Giving wings to the wingless
A small group of birders and researchers in the Indian part of the Himalayas is trying to make a difference by working hard and combining our efforts to collect baseline data of bird abundance, richness and community composition in human dominated landscapes (towns and cities). The data collected will be used to inform and train local school students and young individuals regarding their rich avian diversity in their respective regions. This will enable us to make a network of youth in the Indian Himalayas which will later provide us bird count data. So far, 200 local students were engaged and participated in our bird monitoring programs.

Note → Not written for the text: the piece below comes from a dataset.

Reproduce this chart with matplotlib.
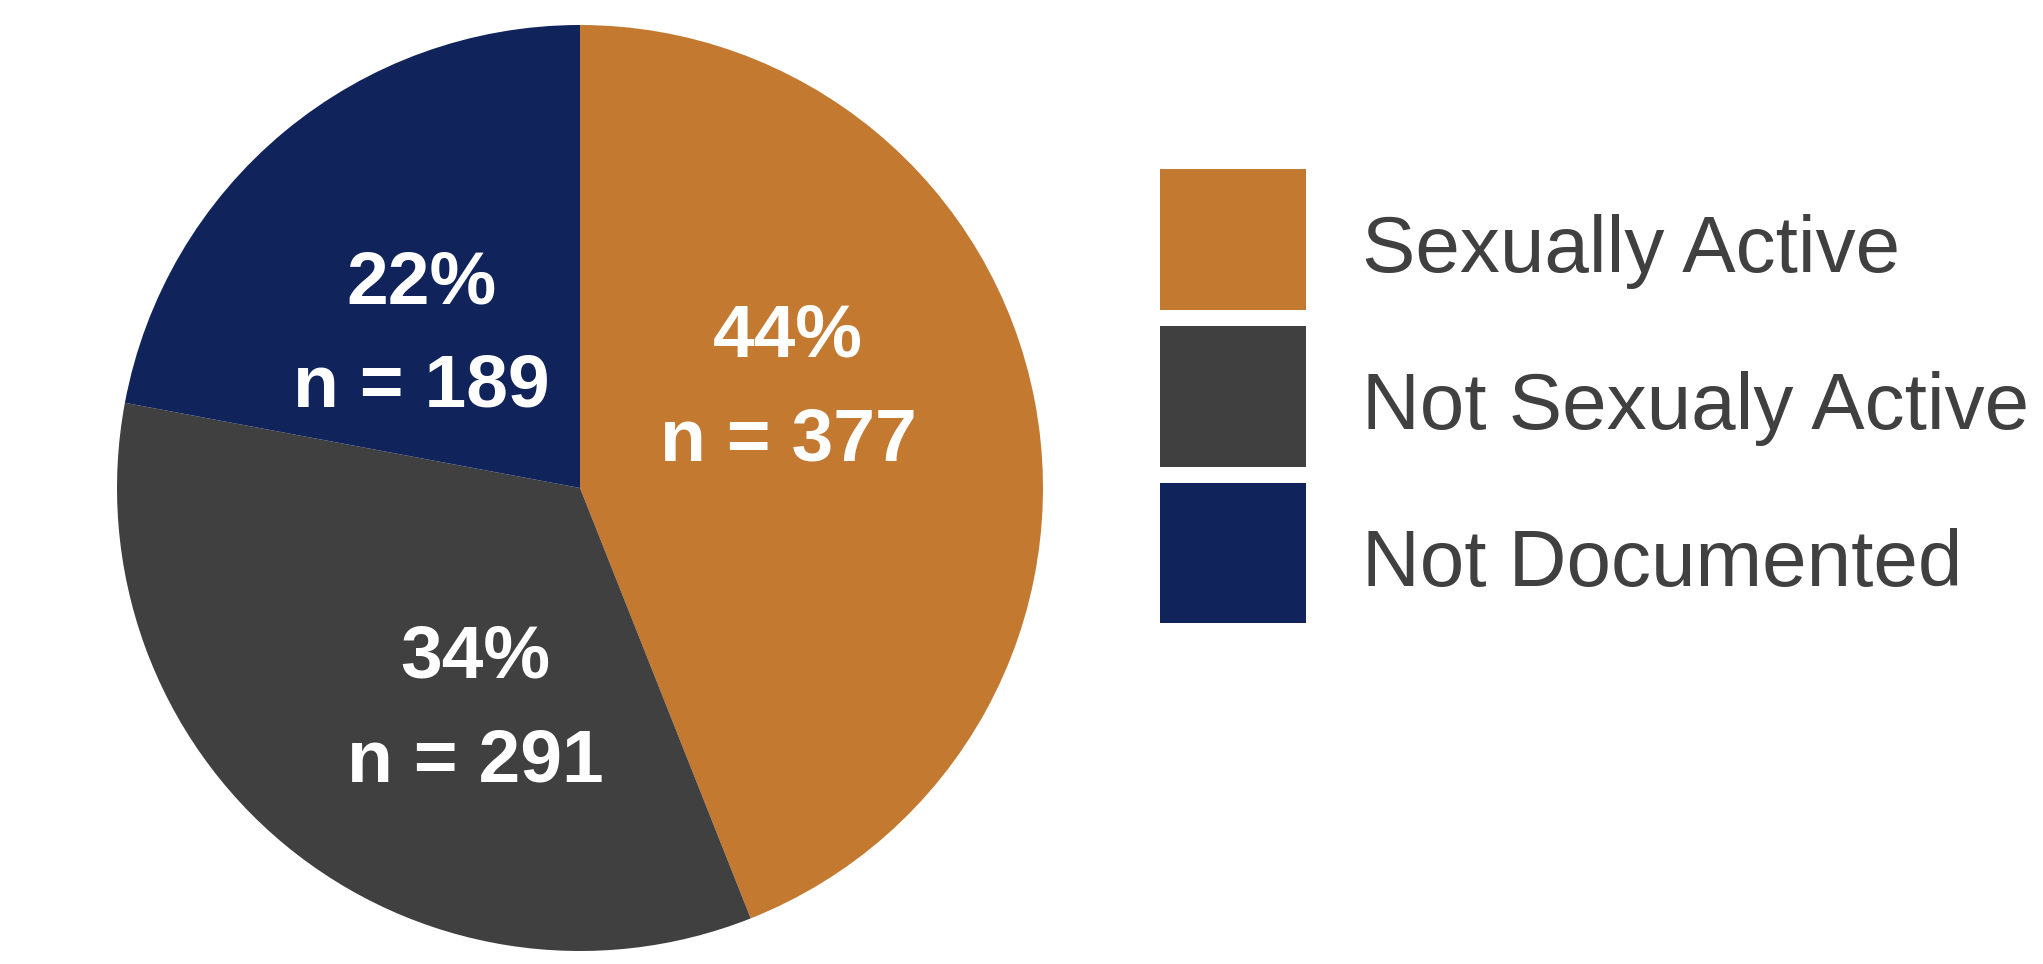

To promote this work, this citizen science project was submitted for presentation IOCongress2018 in Vancouver, Canada. The International Ornithological Congress is the largest gathering of ornithologists in the world and is of international repute. However, attending IOCongress2018 incurs heavy expenditure, especially for someone based in (New Delhi) India. Many who work in conservation biology are aware of the how hard it is to find funding to attending these major conferences. This is further challenging if you are in the early stage of your career.

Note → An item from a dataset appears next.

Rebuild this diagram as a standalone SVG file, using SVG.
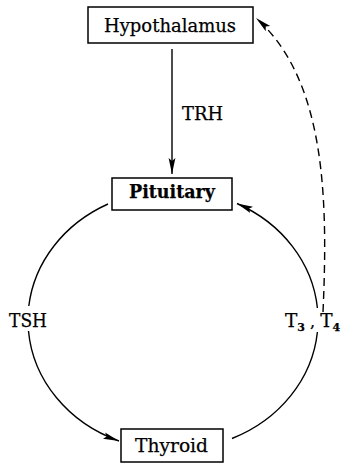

A ray of hope came from far north west of India i.e. Great Britain, when I received an e-newsletter from British Ornithologists Union (BOU) mentioning that they were offering travel grants for BOU ECR members wanting to present their research at the IOCongress2018. I’ve been a BOU ECR member for some years, so I now had the opportunity to apply for the travel grant.
A dream came true when the BOU’s Steve Dudley emailed to me the news that my application for a BOU ECR travel grant had been accepted. I now had the chance to showcase my research at the IOCongress2018.
I presented my work in the form of traditional poster on 25 August. The poster was well received and appreciated by an international audience including researchers and academics from many different countries. The poster was displayed as part of the Nature and Bird Expo hall, which further attracted a larger audience. During the congress, I made many new connections including an invitation to write a book on Himalayan birds. All of these new contacts will be useful for my future research and career.
All this was made possible because the BOU supported me to attend the congress. I strongly believe nature conservation organisations should consider supporting ECRs and developing nation naturalist/ornithologists for future conferences. It will definitely make conferences even more international.